Le modèle mercantiliste n’en est pas moins fragile, car il est dépendant de l’appétit de ses clients. Les années 1920-1930 en fournissent une illustration parfaite, lorsque les États-Unis financent les européens -ruinés par la Grande Guerre- pour qu’ils soient encore capables d’importer les productions d’une industrie américaine surdimensionnée pour son marché intérieur. Lorsque le commerce international s’est interrompu à la suite des mesures de protectionnisme partout dans le monde, ce sont les Etats-Unis et l’Allemagne qui ont sombré le plus durement dans la Grande Dépression liée à leur excès de capacité industrielle. Les mesures de Roosevelt de relance de la demande intérieure sont en réalité une sortie de cette stratégie mercantiliste pour un modèle impérial qui émergera clairement après-guerre.
La situation aujourd'hui
Avec la Chine et les États-Unis qui représentent aujourd’hui 40% du PIB mondial, la situation actuelle est potentiellement critique. Les Américains du Nord vivent toujours au-dessus de leurs moyens, au point de devoir emprunter 600 milliards de dollars chaque année auprès des Chinois, des Allemands et autres Japonais qui les fournissent en produits et en capital. De leur côté, les Chinois maintiennent leur politique de taux de change fixe au dollar, ce qui préserve leur avantage concurrentiel vis-à-vis des Américains, exportant ainsi jusqu’à 500 milliards de dollars de biens contre 130 millards de dollars d’importations !

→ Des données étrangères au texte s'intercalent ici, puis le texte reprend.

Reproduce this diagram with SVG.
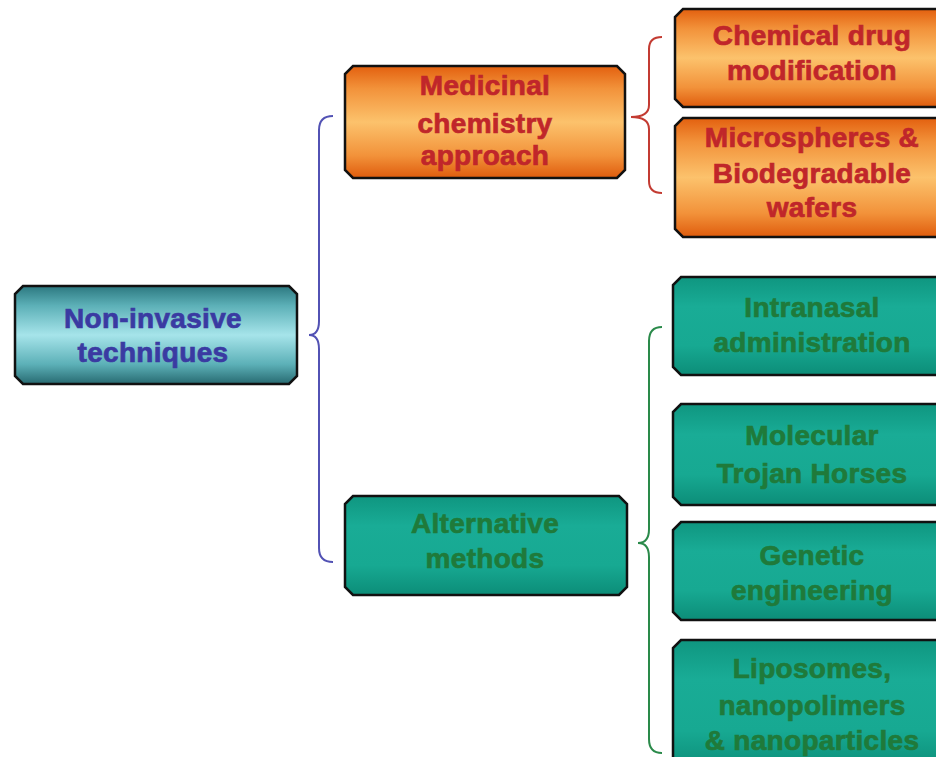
<svg xmlns="http://www.w3.org/2000/svg" width="936" height="757" viewBox="0 0 936 757">
<defs>
<linearGradient id="gTeal" x1="0" y1="0" x2="0" y2="1">
<stop offset="0" stop-color="#2c7880"/>
<stop offset="0.2" stop-color="#5cb0b7"/>
<stop offset="0.5" stop-color="#a6e4ea"/>
<stop offset="0.8" stop-color="#5cb0b7"/>
<stop offset="1" stop-color="#276a71"/>
</linearGradient>
<linearGradient id="gOrange" x1="0" y1="0" x2="0" y2="1">
<stop offset="0" stop-color="#e3600f"/>
<stop offset="0.2" stop-color="#f2923a"/>
<stop offset="0.5" stop-color="#fcc26c"/>
<stop offset="0.8" stop-color="#f2923a"/>
<stop offset="1" stop-color="#df5c0d"/>
</linearGradient>
<linearGradient id="gGreen" x1="0" y1="0" x2="0" y2="1">
<stop offset="0" stop-color="#0f9680"/>
<stop offset="0.3" stop-color="#19ac96"/>
<stop offset="0.7" stop-color="#17a992"/>
<stop offset="1" stop-color="#0c8d78"/>
</linearGradient>
<style>
.box{stroke:#111;stroke-width:2.5}
.teal{fill:url(#gTeal)}
.orange{fill:url(#gOrange)}
.green{fill:url(#gGreen)}
text{font-family:"Liberation Sans",Arial,sans-serif;font-weight:bold;font-size:28px;text-anchor:middle;letter-spacing:0.3px;stroke-width:0.7}
.tb{fill:#3a3aa2;stroke:#3a3aa2}
.tr{fill:#c0262a;stroke:#c0262a}
.tg{fill:#1f7a3a;stroke:#1f7a3a}
.brace{fill:none;stroke-width:2}
</style>
</defs>
<g id="connectors">
<path class="brace" stroke="#5252b4" d="M333,116 Q319,116 319,130 L319,321 Q319,335 309,335 Q319,335 319,349 L319,548 Q319,562 333,562"/>
<path class="brace" stroke="#c33b32" d="M662,37 Q649,37 649,49 L649,105 Q649,117 631,117 Q649,117 649,129 L649,181 Q649,193 662,193"/>
<path class="brace" stroke="#2a8a4a" d="M662,327 Q649,327 649,341 L649,529 Q649,543 638,543 Q649,543 649,557 L649,739 Q649,753 662,753"/>
</g>
<g id="non-invasive">
<path class="box teal" d="M23,286 H289 L297,294 V376 L289,384 H23 L15,376 V294 Z"/>
<text class="tb" x="153" y="328">Non-invasive</text>
<text class="tb" x="153" y="362">techniques</text>
</g>
<g id="medicinal">
<path class="box orange" d="M353,66 H617 L625,74 V170 L617,178 H353 L345,170 V74 Z"/>
<text class="tr" x="485" y="95">Medicinal</text>
<text class="tr" x="485" y="133">chemistry</text>
<text class="tr" x="485" y="165">approach</text>
</g>
<g id="alternative">
<path class="box green" d="M353,496 H619 L627,504 V587 L619,595 H353 L345,587 V504 Z"/>
<text class="tg" x="485" y="533">Alternative</text>
<text class="tg" x="485" y="568">methods</text>
</g>
<g id="chemical">
<path class="box orange" d="M683,9 H950 V107 H683 L675,99 V17 Z"/>
<text class="tr" x="812" y="45">Chemical drug</text>
<text class="tr" x="812" y="80">modification</text>
</g>
<g id="microspheres">
<path class="box orange" d="M683,118 H950 V237 H683 L675,229 V126 Z"/>
<text class="tr" x="812" y="147">Microspheres &amp;</text>
<text class="tr" x="812" y="183">Biodegradable</text>
<text class="tr" x="812" y="217">wafers</text>
</g>
<g id="intranasal">
<path class="box green" d="M681,277 H950 V375 H681 L673,367 V285 Z"/>
<text class="tg" x="812" y="317">Intranasal</text>
<text class="tg" x="812" y="352">administration</text>
</g>
<g id="molecular">
<path class="box green" d="M681,404 H950 V505 H681 L673,497 V412 Z"/>
<text class="tg" x="812" y="445">Molecular</text>
<text class="tg" x="812" y="483">Trojan Horses</text>
</g>
<g id="genetic">
<path class="box green" d="M681,522 H950 V620 H681 L673,612 V530 Z"/>
<text class="tg" x="812" y="565">Genetic</text>
<text class="tg" x="812" y="600">engineering</text>
</g>
<g id="liposomes">
<path class="box green" d="M681,640 H950 V770 H673 V648 Z"/>
<text class="tg" x="812" y="678">Liposomes,</text>
<text class="tg" x="812" y="715">nanopolimers</text>
<text class="tg" x="812" y="750">&amp; nanoparticles</text>
</g>
</svg>
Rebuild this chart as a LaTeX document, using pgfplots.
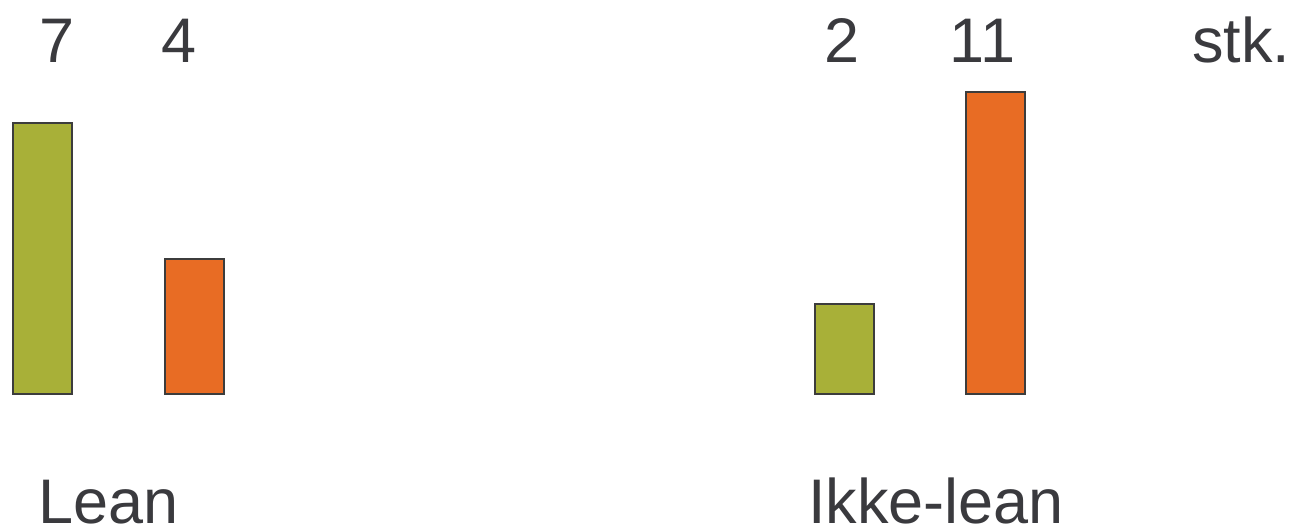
\documentclass[border=0pt]{standalone}
\usepackage{pgfplots}
\pgfplotsset{compat=1.18}
\usepackage{fontspec}
\setmainfont{Liberation Sans}
\definecolor{leangreen}{HTML}{A8B038}
\definecolor{leanorange}{HTML}{E86C24}
\definecolor{txt}{HTML}{3A3A3E}
\definecolor{edge}{HTML}{3C3C3C}
\tikzset{lbl/.style={font=\fontsize{63}{76}\selectfont, text=txt, inner sep=0pt}}
\begin{document}
\begin{tikzpicture}
\begin{axis}[
  scale only axis, width=1294pt, height=528pt,
  xmin=0, xmax=1294, ymin=-134, ymax=394,
  axis lines=none, ticks=none, clip=false,
]
\path (rel axis cs:0,0) rectangle (rel axis cs:1,1);
% green: lean / ikke-lean
\addplot[ybar, bar shift=0pt, bar width=59, fill=leangreen, draw=edge, line width=2pt]
  coordinates {(42.5,271) (844.5,90)};
% orange
\addplot[ybar, bar shift=0pt, bar width=59, fill=leanorange, draw=edge, line width=2pt]
  coordinates {(194,135) (995,302)};
\node[lbl, anchor=base] at (axis cs:57,331) {7};
\node[lbl, anchor=base] at (axis cs:179.5,331) {4};
\node[lbl, anchor=base] at (axis cs:842.5,331) {2};
\node[lbl, anchor=base] at (axis cs:982.5,331) {11};
\node[lbl, anchor=base west] at (axis cs:1192,331) {stk.};
\node[lbl, anchor=base west] at (axis cs:38,-129) {Lean};
\node[lbl, anchor=base west] at (axis cs:808,-129) {Ikke-lean};
\end{axis}
\end{tikzpicture}
\end{document}
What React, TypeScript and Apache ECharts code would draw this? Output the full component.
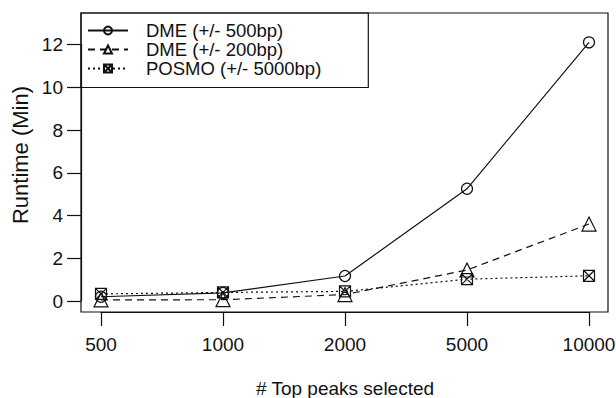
import React, { useEffect, useRef } from "react";
import * as echarts from "echarts";

const categories = ["500", "1000", "2000", "5000", "10000"];
const dme500 = [0.2, 0.38, 1.17, 5.25, 12.1];
const dme200 = [0.05, 0.06, 0.3, 1.45, 3.6];
const posmo = [0.33, 0.4, 0.45, 1.02, 1.18];
const seriesNames = ["DME (+/- 500bp)", "DME (+/- 200bp)", "POSMO (+/- 5000bp)"];
const yTicks = { min: 0, max: 12, interval: 2 };

const FONT = "'Liberation Sans', Arial, Helvetica, sans-serif";
const INK = "#111111";
const SQX = "path://M0 0H10V10H0Z M0 0L10 10 M10 0L0 10";

export default function App() {
  const ref = useRef<HTMLDivElement>(null);
  useEffect(() => {
    if (!ref.current) return;
    const chart = echarts.init(ref.current, undefined, { renderer: "svg" });
    const mk = (name: string, data: number[], type: any, symbol: string, size: number) => ({
      name,
      type: "line",
      data,
      symbol,
      symbolSize: size,
      symbolKeepAspect: true,
      clip: false,
      lineStyle: { color: INK, width: 1.2, type },
      itemStyle: { color: "rgba(0,0,0,0)", borderColor: INK, borderWidth: 1.2 },
      emphasis: { disabled: true },
    });
    chart.setOption({
      animation: false,
      textStyle: { fontFamily: FONT },
      grid: { left: 101, right: 27, top: 44.5, bottom: 97, containLabel: false, outerBoundsMode: "none" },
      xAxis: {
        type: "category",
        data: categories,
        boundaryGap: false,
        offset: 11,
        axisLine: { onZero: false, lineStyle: { color: INK, width: 1.2 } },
        axisTick: { length: 14, lineStyle: { color: INK, width: 1.2 } },
        axisLabel: { color: INK, fontSize: 19, margin: 23, fontFamily: FONT },
        splitLine: { show: false },
        name: "# Top peaks selected",
        nameLocation: "middle",
        nameGap: 67,
        nameTextStyle: { color: INK, fontSize: 19, fontFamily: FONT },
      },
      yAxis: {
        type: "value",
        min: yTicks.min,
        max: yTicks.max,
        interval: yTicks.interval,
        offset: 20,
        axisLine: { show: true, lineStyle: { color: INK, width: 1.2 } },
        axisTick: { show: true, length: 14, lineStyle: { color: INK, width: 1.2 } },
        axisLabel: { color: INK, fontSize: 19, margin: 18, fontFamily: FONT },
        splitLine: { show: false },
      },
      legend: {
        orient: "vertical",
        left: 81,
        top: 13,
        data: seriesNames,
        padding: [8, 47, 9.5, 6],
        borderColor: INK,
        borderWidth: 1.2,
        borderRadius: 0,
        itemWidth: 40,
        itemHeight: 10,
        itemGap: 0,
        selectedMode: false,
        textStyle: { color: INK, fontSize: 18.5, padding: [0, 0, 0, 13], fontFamily: FONT },
      },
      graphic: [
        {
          type: "rect",
          shape: { x: 81, y: 13, width: 527, height: 299 },
          style: { fill: "none", stroke: INK, lineWidth: 1.2 },
          silent: true,
        },
        {
          type: "text",
          x: 20,
          y: 155,
          rotation: Math.PI / 2,
          style: { text: "Runtime (Min)", fill: INK, fontSize: 22, fontFamily: FONT, align: "center", verticalAlign: "middle" },
          silent: true,
        },
      ],
      series: [
        mk(seriesNames[0], dme500, "solid", "circle", 11),
        mk(seriesNames[1], dme200, [7, 5], "triangle", 14),
        mk(seriesNames[2], posmo, [2, 3], SQX, 11),
      ],
    });
    return () => chart.dispose();
  }, []);
  return <div ref={ref} style={{ width: 616, height: 398, position: "absolute", left: 0, top: 0 }} />;
}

La Chine a accumulé des réserves de change qui atteignent 3100 milliards de dollars, dont 1300 en bons du Trésor Américain. Cette situation étonnante peut pourtant perdurer, car cette sur-détention d’actifs financiers américains est le talon d’Achille des Chinois. Ces bons du Trésor ne quittent jamais le sol américain, le dépositaire de tous les avoirs étrangers reste la Réserve Fédérale de New York. Pour l’instant, les États-Unis ont encore toutes les cartes en main, d’autant que c’est la Réserve Fédérale qui détermine les taux de rémunération et qu’elle a prouvé qu’elle pouvait racheter la dette américaine sans limite en cas de besoin.
Les États-Unis en position de force
La richesse financière chinoise représente en réalité des années d’épargne forcée des travailleurs chinois, mais elle ne repose que sur la bonne volonté des Américains à la rémunérer et à la rembourser. De plus, les chinois ont besoin des débouchés américains pour ne pas sombrer dans une crise de surproduction -comme les États-Unis dans les années 30- car l’économie chinoise est encore très loin de la transformation vers un modèle de consommation domestique.
Conscients de ces éléments stratégiques, les américains vont rétablir des termes de l’échange en leur faveur. Ils poussent par exemple à l’ouverture du marché chinois sur les secteurs qui les avantagent, comme les services où ils sont performants et exportateurs, alors qu’ils sont fortement déficitaires en biens manufacturés.
Cette ouverture des marchés est une démarche mercantiliste des américains centrée sur les nouvelles technologies sur lesquelles ils cherchent à conforter leurs avantages concurrentiels. A l’instar des monopoles européens sur les routes commerciales après la découverte du Nouveau Monde, les américains installent déjà les nouveaux monopoles sur le Monde du Numérique. Nous n’en sommes plus très loin, et la conséquence n’est pas fortuite pour les autres 60% de l’économie mondiale, Europe inclue, qui rémunéreront ces grandes entreprises à la profitabilité hors norme.